Friday, March 25, 2011

Tale of Two Cake Fails

Yes, I contributed to this.

As a foil to the savory sausage rolls that were served up for St. Patty's Day, I also baked close to 100 mini green velvet cupcakes.  The recipe I used is that of the lovely Janelle of Jaay's Thrilling Sweets. She spearheads a custom-order mobile bakery and is somehow able to whip up specialty cakes in a toaster oven and save the world from environmental disasters in the same day. 

These cupcakes tasted fantastic, all were eaten, and I typically didn't take any pictures.  But I think that is probably just as well since I tried to cheap out and use several-years-old reconstituted primary color gel-based dye instead of real deal food coloring.  Evidently I had more yellow than blue and the result looked a bit like bile or Ecto Cooler and had to be heavily frosted to hide the evidence.

So the green velvet cake made the following weekend was more of an aesthetic pursuit from the get-go.  My friend Jill suggested a recipe which sounded great that she had found in a book I gave her for Christmas that brings together our shared love of cocktails and baked goods.  However, when she said "SoCo" I for some reason heard "Kahlua", and it was all downhill from there. 

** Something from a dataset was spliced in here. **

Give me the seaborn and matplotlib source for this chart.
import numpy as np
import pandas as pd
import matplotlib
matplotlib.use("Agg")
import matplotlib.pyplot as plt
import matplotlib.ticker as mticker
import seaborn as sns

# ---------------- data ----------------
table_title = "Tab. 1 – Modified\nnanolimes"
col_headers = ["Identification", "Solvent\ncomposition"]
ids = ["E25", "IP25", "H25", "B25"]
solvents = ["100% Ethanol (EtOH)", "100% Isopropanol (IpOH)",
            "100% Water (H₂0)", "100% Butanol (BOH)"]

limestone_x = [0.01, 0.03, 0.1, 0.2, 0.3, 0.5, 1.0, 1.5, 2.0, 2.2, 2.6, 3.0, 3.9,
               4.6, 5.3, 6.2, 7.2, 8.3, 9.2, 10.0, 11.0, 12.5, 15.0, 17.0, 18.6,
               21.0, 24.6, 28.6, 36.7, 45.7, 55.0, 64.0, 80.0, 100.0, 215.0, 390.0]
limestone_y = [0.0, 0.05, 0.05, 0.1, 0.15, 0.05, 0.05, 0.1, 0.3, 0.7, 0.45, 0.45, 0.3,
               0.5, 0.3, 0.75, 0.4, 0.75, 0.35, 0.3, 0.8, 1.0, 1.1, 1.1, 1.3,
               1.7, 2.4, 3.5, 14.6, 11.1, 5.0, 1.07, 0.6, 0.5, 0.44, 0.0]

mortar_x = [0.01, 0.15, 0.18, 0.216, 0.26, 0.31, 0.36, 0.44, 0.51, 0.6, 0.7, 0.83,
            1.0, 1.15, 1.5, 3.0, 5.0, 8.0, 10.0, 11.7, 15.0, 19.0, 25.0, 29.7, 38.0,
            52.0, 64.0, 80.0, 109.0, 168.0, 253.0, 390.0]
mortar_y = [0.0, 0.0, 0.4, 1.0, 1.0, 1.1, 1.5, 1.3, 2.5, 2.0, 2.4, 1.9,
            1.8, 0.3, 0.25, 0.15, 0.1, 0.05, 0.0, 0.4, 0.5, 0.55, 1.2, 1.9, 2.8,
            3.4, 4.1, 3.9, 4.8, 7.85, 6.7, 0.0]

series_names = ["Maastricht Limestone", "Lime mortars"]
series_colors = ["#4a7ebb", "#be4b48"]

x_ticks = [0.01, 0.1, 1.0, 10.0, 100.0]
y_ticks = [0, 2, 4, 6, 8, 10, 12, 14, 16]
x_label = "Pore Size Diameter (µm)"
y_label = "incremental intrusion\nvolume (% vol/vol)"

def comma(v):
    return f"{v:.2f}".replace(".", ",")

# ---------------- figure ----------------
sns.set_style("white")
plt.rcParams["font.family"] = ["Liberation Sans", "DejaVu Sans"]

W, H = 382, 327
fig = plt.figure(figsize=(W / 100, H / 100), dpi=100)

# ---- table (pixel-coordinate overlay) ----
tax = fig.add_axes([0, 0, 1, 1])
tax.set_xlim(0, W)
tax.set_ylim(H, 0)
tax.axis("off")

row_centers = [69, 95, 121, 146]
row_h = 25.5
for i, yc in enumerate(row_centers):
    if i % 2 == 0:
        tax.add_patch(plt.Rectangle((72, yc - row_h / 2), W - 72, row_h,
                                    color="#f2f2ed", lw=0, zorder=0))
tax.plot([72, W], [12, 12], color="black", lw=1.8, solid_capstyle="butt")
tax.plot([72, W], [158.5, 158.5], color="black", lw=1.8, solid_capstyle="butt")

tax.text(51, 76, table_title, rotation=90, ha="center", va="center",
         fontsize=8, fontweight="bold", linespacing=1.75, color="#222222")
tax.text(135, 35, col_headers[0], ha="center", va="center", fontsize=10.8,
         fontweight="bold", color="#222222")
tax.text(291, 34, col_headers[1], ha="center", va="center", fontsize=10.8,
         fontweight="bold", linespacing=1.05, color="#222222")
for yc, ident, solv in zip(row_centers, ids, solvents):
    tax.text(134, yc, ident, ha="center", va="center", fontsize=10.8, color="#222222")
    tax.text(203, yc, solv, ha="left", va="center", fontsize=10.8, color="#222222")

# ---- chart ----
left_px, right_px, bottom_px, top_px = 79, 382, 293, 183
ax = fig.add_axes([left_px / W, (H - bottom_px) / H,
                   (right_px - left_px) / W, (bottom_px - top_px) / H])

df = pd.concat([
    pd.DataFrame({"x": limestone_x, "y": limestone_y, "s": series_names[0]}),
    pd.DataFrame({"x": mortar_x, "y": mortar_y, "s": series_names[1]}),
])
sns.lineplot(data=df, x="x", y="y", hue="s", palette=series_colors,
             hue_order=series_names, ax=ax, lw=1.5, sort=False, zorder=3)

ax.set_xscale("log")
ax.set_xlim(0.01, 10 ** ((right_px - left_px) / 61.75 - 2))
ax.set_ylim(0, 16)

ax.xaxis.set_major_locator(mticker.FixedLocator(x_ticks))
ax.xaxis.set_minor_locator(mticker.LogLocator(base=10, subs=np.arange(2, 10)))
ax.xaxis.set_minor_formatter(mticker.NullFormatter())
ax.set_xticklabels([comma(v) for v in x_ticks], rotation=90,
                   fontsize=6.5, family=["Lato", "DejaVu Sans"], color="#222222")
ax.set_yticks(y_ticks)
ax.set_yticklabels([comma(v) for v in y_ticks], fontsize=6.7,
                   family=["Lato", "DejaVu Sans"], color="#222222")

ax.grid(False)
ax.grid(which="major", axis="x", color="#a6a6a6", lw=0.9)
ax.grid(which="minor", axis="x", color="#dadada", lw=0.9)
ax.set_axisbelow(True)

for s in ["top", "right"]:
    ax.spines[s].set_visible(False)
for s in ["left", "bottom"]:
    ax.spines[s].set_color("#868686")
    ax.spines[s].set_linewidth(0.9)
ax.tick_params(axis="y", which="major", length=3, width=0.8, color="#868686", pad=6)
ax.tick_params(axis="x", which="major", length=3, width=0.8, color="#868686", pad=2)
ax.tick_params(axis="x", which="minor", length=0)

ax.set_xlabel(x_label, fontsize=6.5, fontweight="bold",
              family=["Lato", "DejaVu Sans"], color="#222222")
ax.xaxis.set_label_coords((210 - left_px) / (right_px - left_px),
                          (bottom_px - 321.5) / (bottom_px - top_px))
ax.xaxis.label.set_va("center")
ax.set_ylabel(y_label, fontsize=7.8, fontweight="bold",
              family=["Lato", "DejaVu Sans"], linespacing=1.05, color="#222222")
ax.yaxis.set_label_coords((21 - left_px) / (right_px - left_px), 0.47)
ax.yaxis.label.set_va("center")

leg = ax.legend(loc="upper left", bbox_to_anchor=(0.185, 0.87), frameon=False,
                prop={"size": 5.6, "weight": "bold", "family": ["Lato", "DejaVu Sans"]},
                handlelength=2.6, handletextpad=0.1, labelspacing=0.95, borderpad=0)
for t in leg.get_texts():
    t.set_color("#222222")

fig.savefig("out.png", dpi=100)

Exerpt from the recipe headnotes:  Say “Southern Comfort” and most people will roll their eyes and groan, “SoCo. I haven’t had that since college.”  But I was optimistic, since I have fond memories of drinking the sweet whiskey mixed with organic berry juice out of a tumbler with a built-in straw.  It also stated that SoCo  "lends itself to baking, yielding a subtle hint of whiskey without overpowering the other flavors."  Optimistic.

Now I will say that the cake part itself was gorgeous and had a really appealing deep shade of green (appealing if you like artificially colored things of course).  But the smell that gave me a gag when I first opened the mason jar Jill brought over pervaded the whole cake (and the house and my clothes the next day).  And instead of a subtle hint of SoCo, it in fact dominated the flavors of everything that I had eaten all week.

Problem number two was the cottage cheese-like frosting.  For the lumpy texture, I'll lay fault on myself for not being able to find the electric mixture.  But for the runniness and awful backwoods flavor I'm going to shift the blame onto a certain someone who decided that "when in doubt, add more booze" was a good rule to follow when baking.  Tsk tsk.

That being said, if you do follow the directions for the frosting correctly, and can actually enjoy the taste of SoCo without the buried traumatic memories of it that I evidently have, the cake's got a great texture to it and looks divine (and you can find the recipe on msn).

Instead and for posterity's sake, I'll leave you with Janelle's recipe which really is excellent and which you should also follow to a T and not stuff up by being cheap with the ingredients.  If you're not leaving the cupcakes outside all day, the cream cheese frosting would be delicious.  Otherwise you could do what I did and go the cooked route.

Green Velvet Cupcakes with Cream Cheese Frosting
Recipe from Janelle of Jaay's Thrilling Sweets

Makes about 30 cupcakes
Total time: ~60 minutes (Active time: 40 minutes)

For the cupcakes:
  • 2 1/4 cups (275g) all-purpose flour
  • 1 tablespoon unsweetened cocoa
  • 1/2 teaspoon salt
  • 1 1/2 teaspoons baking powder
  • 12 tablespoons (330g) unsalted butter, at room temperature
  • 1 1/2 cups (300g) sugar
  • 2 large eggs, plus 2 large egg yolks
  • 1 bottle (1 oz, 30mL) of green food coloring
  • 1 1/2 teaspoons vanilla extract
  • 1 1/4 cups (300mL) milk
For the frosting:
  • 6 oz (170g) cream cheese, at room temperature
  • 3 tablespoons (80g) unsalted butter, at room temperature
  • 1 1/2 teaspoons vanilla extract
  • 2 1/4 cups (260g) confectioners sugar

Cupcakes: Preheat oven to 350°F. Mix flour, cocoa, salt and baking powder. In a separate bowl, with an electric mixer, beat butter until creamy. Gradually add sugar and beat until light and fluffy. Add eggs, one a time, beating well after each addition. Beat in yolks, food coloring and vanilla. Alternate adding dry ingredients and milk, beginning and ending with dry ingredients. Beat just until all ingredients are incorporated.

Divide batter among cupcake liners. Bake until a toothpick inserted into center of a cupcake comes out clean, about 20 minutes. Cool in pans on wire rack for 10 minutes, then remove cupcakes from pans to rack to cool completely.

Frosting: Using an electric mixer on medium speed, beat cream cheese and butter until smooth. Beat in vanilla. Gradually add sugar and beat until easy to spread.